Storage and transmission capacities vary considerably across 100 MGA scenarios, with up to 7 GW of additional hydrogen and 50 GW of additional battery storage capacity as compared to 2018. The scenarios with frozen generation capacity and minimum system costs have no additional storage capacity, whereas the scenario with maximum regional equality has 675 MW battery and 75 MW hydrogen storage. In comparison, the scenario with maximum renewable electricity generation requires very high amounts of 45 GW battery and 2 GW hydrogen storage. Storage capacity is thus associated with renewable electricity integration and, to a lesser extent, regional equality of system costs. To balance more intermittent renewable electricity, the scenario with maximum renewable electricity generation requires very high transmission capacity expansion of 33 TWkm in total too. In comparison to this scenario, the scenario with minimum system costs requires 25 TWkm and therefore 24% less transmission capacity expansion, while the scenario with maximum regional equality requires only 19 TWkm and therefore 42% less. Thus, transmission capacity expansion is associated with renewable electricity integration and, to a lesser extent, cost efficiency.
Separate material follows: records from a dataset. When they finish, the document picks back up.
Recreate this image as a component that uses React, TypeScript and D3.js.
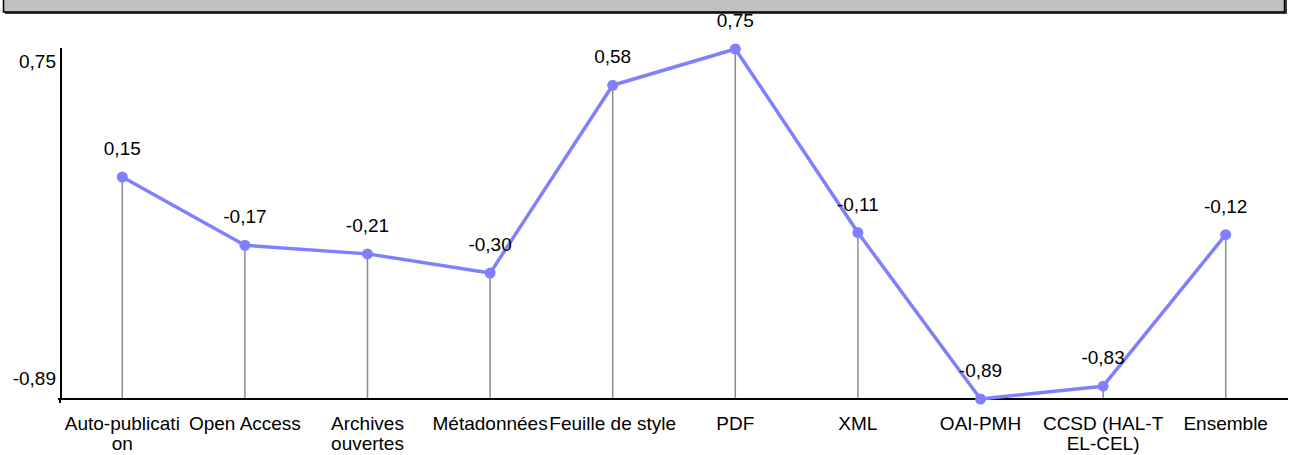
import React from "react";
import * as d3 from "d3";

const categories: string[][] = [
  ["Auto-publicati", "on"],
  ["Open Access"],
  ["Archives", "ouvertes"],
  ["Métadonnées"],
  ["Feuille de style"],
  ["PDF"],
  ["XML"],
  ["OAI-PMH"],
  ["CCSD (HAL-T", "EL-CEL)"],
  ["Ensemble"],
];
const values: number[] = [0.15, -0.17, -0.21, -0.3, 0.58, 0.75, -0.11, -0.89, -0.83, -0.12];
const yTicks: number[] = [0.75, -0.89];

const W = 1295;
const H = 455;
const FONT = "'Liberation Sans', Arial, Helvetica, sans-serif";
const FS = 19;
const fmt = (v: number) => v.toFixed(2).replace(".", ",");

export default function App() {
  const keys = categories.map((c) => c.join(""));
  const x = d3.scalePoint<string>().domain(keys).range([61, 1287]).padding(0.5);
  const y = d3.scaleLinear().domain([-0.89, 0.75]).range([399, 49]);
  const line = d3
    .line<number>()
    .x((_, i) => x(keys[i]) as number)
    .y((d) => y(d));

  return (
    <svg
      width={W}
      height={H}
      style={{ position: "absolute", left: 0, top: 0, background: "#fff" }}
      fontFamily={FONT}
    >
      {/* top bar */}
      <rect x={5} y={-4} width={1282} height={18} fill="#404040" />
      <rect x={3.5} y={-4} width={1281} height={16} fill="#c0c0c0" stroke="#000" strokeWidth={1.5} />

      {/* drop lines */}
      {values.map((v, i) => (
        <line
          key={"d" + i}
          x1={x(keys[i])}
          x2={x(keys[i])}
          y1={y(v)}
          y2={y(-0.89)}
          stroke="#8c8c8c"
          strokeWidth={1.5}
        />
      ))}

      {/* axes */}
      <line x1={61} x2={61} y1={48} y2={400} stroke="#000" strokeWidth={2} />
      <line x1={58} x2={1288} y1={399} y2={399} stroke="#000" strokeWidth={2} />
      <line x1={60} x2={60} y1={399} y2={403} stroke="#000" strokeWidth={2} />

      {/* y tick labels */}
      {yTicks.map((t, i) => (
        <text
          key={"t" + i}
          x={56}
          y={i === 0 ? y(t) + 19 : y(t) - 14}
          textAnchor="end"
          fontSize={FS}
          fill="#000"
        >
          {fmt(t)}
        </text>
      ))}

      {/* line */}
      <path d={line(values) || ""} fill="none" stroke="#8080ff" strokeWidth={3.5} strokeLinejoin="round" />
      {values.map((v, i) => (
        <circle key={"c" + i} cx={x(keys[i])} cy={y(v)} r={5.5} fill="#8080ff" />
      ))}

      {/* value labels */}
      {values.map((v, i) => (
        <text
          key={"v" + i}
          x={x(keys[i])}
          y={y(v) - 22}
          textAnchor="middle"
          fontSize={FS}
          fill="#000"
        >
          {fmt(v)}
        </text>
      ))}

      {/* x labels */}
      {categories.map((c, i) =>
        c.map((ln, j) => (
          <text
            key={"x" + i + "_" + j}
            x={x(keys[i])}
            y={430 + j * 20}
            textAnchor="middle"
            fontSize={FS}
            fill="#000"
          >
            {ln}
          </text>
        ))
      )}
    </svg>
  );
}
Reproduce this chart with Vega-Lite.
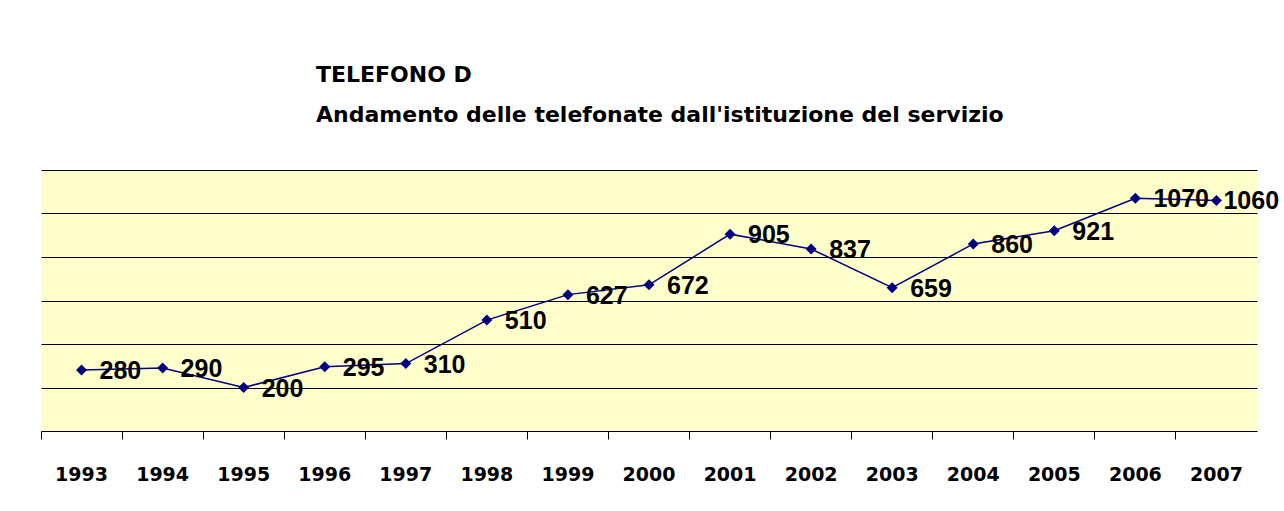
{
  "$schema": "https://vega.github.io/schema/vega-lite/v6.json",
  "width": 1216,
  "height": 261,
  "autosize": {"type": "none"},
  "padding": {"left": 41, "top": 170, "right": 27, "bottom": 80},
  "background": "white",
  "config": {
    "view": {"fill": "#FFFFCC", "stroke": null}
  },
  "title": {
    "text": "TELEFONO D",
    "subtitle": "Andamento delle telefonate dall'istituzione del servizio",
    "anchor": "start",
    "frame": "group",
    "dx": 275,
    "offset": 43,
    "font": "DejaVu Sans",
    "fontSize": 22,
    "fontWeight": "bold",
    "color": "black",
    "subtitleFont": "DejaVu Sans",
    "subtitleFontSize": 22,
    "subtitleFontWeight": "bold",
    "subtitleColor": "black",
    "subtitlePadding": 18
  },
  "data": {
    "values": [
      {"anno": "1993", "telefonate": 280},
      {"anno": "1994", "telefonate": 290},
      {"anno": "1995", "telefonate": 200},
      {"anno": "1996", "telefonate": 295},
      {"anno": "1997", "telefonate": 310},
      {"anno": "1998", "telefonate": 510},
      {"anno": "1999", "telefonate": 627},
      {"anno": "2000", "telefonate": 672},
      {"anno": "2001", "telefonate": 905},
      {"anno": "2002", "telefonate": 837},
      {"anno": "2003", "telefonate": 659},
      {"anno": "2004", "telefonate": 860},
      {"anno": "2005", "telefonate": 921},
      {"anno": "2006", "telefonate": 1070},
      {"anno": "2007", "telefonate": 1060}
    ]
  },
  "encoding": {
    "x": {
      "field": "anno",
      "type": "ordinal",
      "scale": {"type": "band", "paddingInner": 0, "paddingOuter": 0},
      "axis": {
        "title": null,
        "labelAngle": 0,
        "bandPosition": 0,
        "domainColor": "black",
        "domainWidth": 1,
        "tickColor": "black",
        "tickSize": 8,
        "tickWidth": 1,
        "labelFont": "DejaVu Sans",
        "labelFontSize": 19,
        "labelFontWeight": "bold",
        "labelColor": "black",
        "labelPadding": 26,
        "labelAlign": "center",
        "labelFlush": false
      }
    },
    "y": {
      "field": "telefonate",
      "type": "quantitative",
      "scale": {"domain": [0, 1200], "nice": false},
      "axis": {
        "title": null,
        "labels": false,
        "ticks": false,
        "domain": false,
        "grid": true,
        "gridColor": "black",
        "gridOpacity": 1,
        "gridWidth": 1,
        "values": [200, 400, 600, 800, 1000, 1200]
      }
    }
  },
  "layer": [
    {
      "mark": {"type": "line", "color": "#000080", "strokeWidth": 1.5},
      "encoding": {}
    },
    {
      "mark": {"type": "point", "shape": "diamond", "filled": true, "color": "#000080", "size": 121, "opacity": 1},
      "encoding": {}
    },
    {
      "transform": [{"filter": "datum.anno != '2007'"}],
      "mark": {"type": "text", "align": "left", "baseline": "middle", "dx": 18, "dy": 1, "font": "Liberation Sans", "fontSize": 25, "fontWeight": "bold", "color": "black"},
      "encoding": {"text": {"field": "telefonate", "type": "quantitative"}}
    },
    {
      "transform": [{"filter": "datum.anno == '2007'"}],
      "mark": {"type": "text", "align": "left", "baseline": "middle", "dx": 7, "dy": 1, "font": "Liberation Sans", "fontSize": 25, "fontWeight": "bold", "color": "black"},
      "encoding": {"text": {"field": "telefonate", "type": "quantitative"}}
    }
  ]
}
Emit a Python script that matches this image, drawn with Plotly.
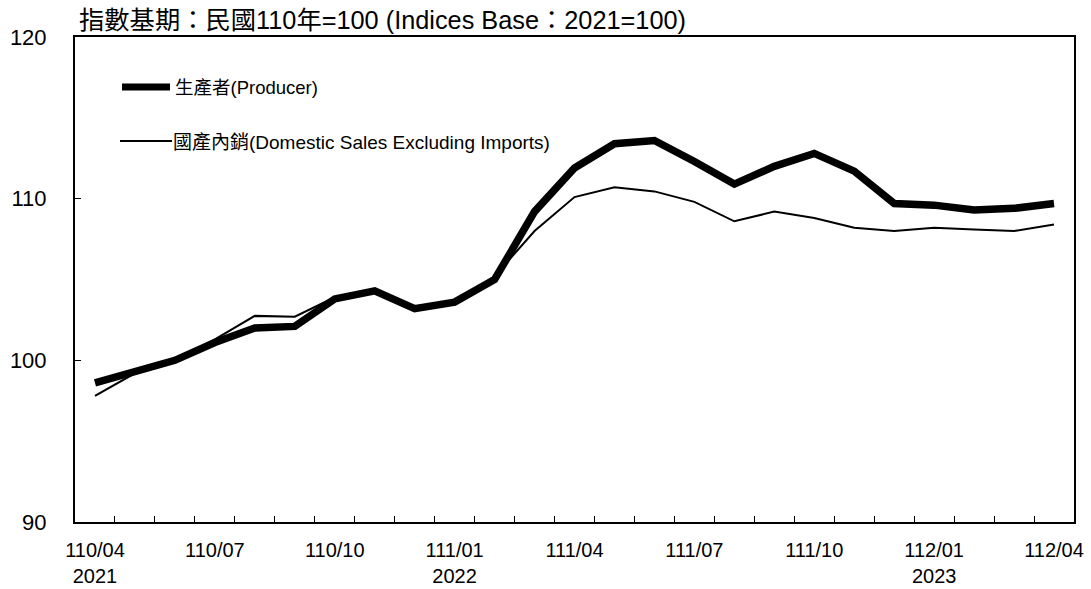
import plotly.graph_objects as go

months = ["110/04", "110/05", "110/06", "110/07", "110/08", "110/09", "110/10", "110/11", "110/12",
          "111/01", "111/02", "111/03", "111/04", "111/05", "111/06", "111/07", "111/08", "111/09",
          "111/10", "111/11", "111/12", "112/01", "112/02", "112/03", "112/04"]
tick_text = ["110/04<br>2021", "", "", "110/07", "", "", "110/10", "", "",
             "111/01<br>2022", "", "", "111/04", "", "", "111/07", "", "",
             "111/10", "", "", "112/01<br>2023", "", "", "112/04"]
producer = [98.6, 99.3, 100.0, 101.1, 102.0, 102.1, 103.8, 104.3, 103.2, 103.6, 105.0, 109.2,
            111.9, 113.4, 113.6, 112.3, 110.9, 112.0, 112.8, 111.7, 109.7, 109.6, 109.3, 109.4, 109.7]
domestic = [97.8, 99.2, 100.0, 101.3, 102.75, 102.7, 103.9, 104.3, 103.2, 103.6, 105.2, 108.0,
            110.1, 110.7, 110.45, 109.8, 108.6, 109.2, 108.8, 108.2, 108.0, 108.2, 108.1, 108.0, 108.4]
name_producer = "生產者(Producer)"
name_domestic = "國產內銷(Domestic Sales Excluding Imports)"
title_text = "指數基期：民國110年=100 (Indices Base：2021=100)"

W, H = 1091, 589
L, R, T, B = 75, 17, 37, 67
pw, ph = W - L - R, H - T - B
FONT = "Liberation Sans, Arial, Noto Sans CJK TC, sans-serif"

def px(x):
    return (x - L) / pw

def py(y):
    return 1 - (y - T) / ph

fig = go.Figure()
fig.add_trace(go.Scatter(x=months, y=domestic, mode="lines", name=name_domestic,
                         line=dict(color="black", width=2), showlegend=False))
fig.add_trace(go.Scatter(x=months, y=producer, mode="lines", name=name_producer,
                         line=dict(color="black", width=7.5), showlegend=False))

# manual legend
shapes = [
    dict(type="line", xref="paper", yref="paper", x0=px(122), x1=px(170), y0=py(87), y1=py(87),
         line=dict(color="black", width=7)),
    dict(type="line", xref="paper", yref="paper", x0=px(120), x1=px(172), y0=py(141), y1=py(141),
         line=dict(color="black", width=2)),
]
annotations = [
    dict(text=name_producer, xref="paper", yref="paper", x=px(173), y=py(88), xanchor="left",
         yanchor="middle", showarrow=False, font=dict(size=18.5, color="black", family=FONT)),
    dict(text=name_domestic, xref="paper", yref="paper", x=px(171), y=py(142), xanchor="left",
         yanchor="middle", showarrow=False, font=dict(size=19, color="black", family=FONT)),
    dict(text=title_text, xref="paper", yref="paper", x=px(77), y=py(20), xanchor="left",
         yanchor="middle", showarrow=False, font=dict(size=25.3, color="black", family=FONT)),
]

fig.update_layout(
    width=W, height=H,
    margin=dict(l=L, r=R, t=T, b=B),
    paper_bgcolor="white", plot_bgcolor="white",
    font=dict(family=FONT, color="black", size=20),
    shapes=shapes, annotations=annotations,
    showlegend=False,
)
fig.update_xaxes(
    type="category", tickmode="array", tickvals=months, ticktext=tick_text,
    range=[-0.5, len(months) - 0.5], automargin=False,
    tickson="boundaries", ticks="inside", ticklen=6, tickcolor="black", tickwidth=1,
    showline=True, linecolor="black", linewidth=2, mirror=True,
    showgrid=False, zeroline=False, tickangle=0, tickfont=dict(size=20),
    ticklabelstandoff=9,
)
fig.update_yaxes(
    range=[90, 120], dtick=10, tick0=90, ticks="inside", ticklen=6, tickcolor="black", tickwidth=1,
    showline=True, linecolor="black", linewidth=2, mirror=True, automargin=False,
    showgrid=False, zeroline=False, tickfont=dict(size=22),
    ticklabelstandoff=22,
)

fig.write_html("out.html", config={"displayModeBar": False},
               post_script="document.body.style.margin='0';document.body.style.overflow='hidden';")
Electricity generation, storage, transmission, and total system costs are consistently higher for all 100 MGA scenarios compared to the scenario with frozen generation capacity (that has generation capacity of 2018 without the six countries reaching their national electricity targets). For MGA scenarios, these costs vary between 112 and 120 billion EUR year−1 for generation, 7 and 15 billion EUR year−1 for storage, 5 and 6 billion EUR year−1 for transmission, and 125 and 137 billion EUR year−1 for the total system costs. For frozen generation capacity, these costs are 100 billion EUR year−1, 7 billion EUR year−1, 5 billion EUR year−1, and 112 billion EUR year−1, respectively. The scenario with minimum system costs has low generation, storage, and total system costs at 112 billion EUR year−1, 7 billion EUR year−1, and 125 billion EUR year−1, but high transmission costs at 6 billion EUR year−1. The scenario with maximum regional equality of system costs has high generation and total system costs at 119 billion EUR year−1 and 132 billion EUR year−1, but low storage and transmission costs at 7 billion EUR year−1 and 5 billion EUR year−1. The scenario with maximum renewable electricity has low generation costs of 113 billion EUR year−1, but high storage, transmission, and total system costs at 15 billion EUR year−1, 6 billion EUR year−1, and 134 billion EUR year−1. Renewable electricity integration, rather than regional equality of system costs, increases total system costs.

Direct employment for all MGA scenarios is 376–417 thousand jobs, attributed mainly to increased solar PV and wind capacities. In comparison, the scenario with frozen generation capacity has far less employment with 274 thousand jobs, attributed mainly to existing nuclear and coal capacities. The scenarios with minimum system costs and maximum regional equality have similar employment of 387 and 384 thousand jobs, respectively. The scenario with maximum renewable electricity generation has high employment with 415 thousand jobs. Overall, national electricity targets lead to an increase in employment in the electricity sector. Maximizing renewable generation, rather than minimizing system costs or maximizing regional equality of system costs, leads to increases in employment.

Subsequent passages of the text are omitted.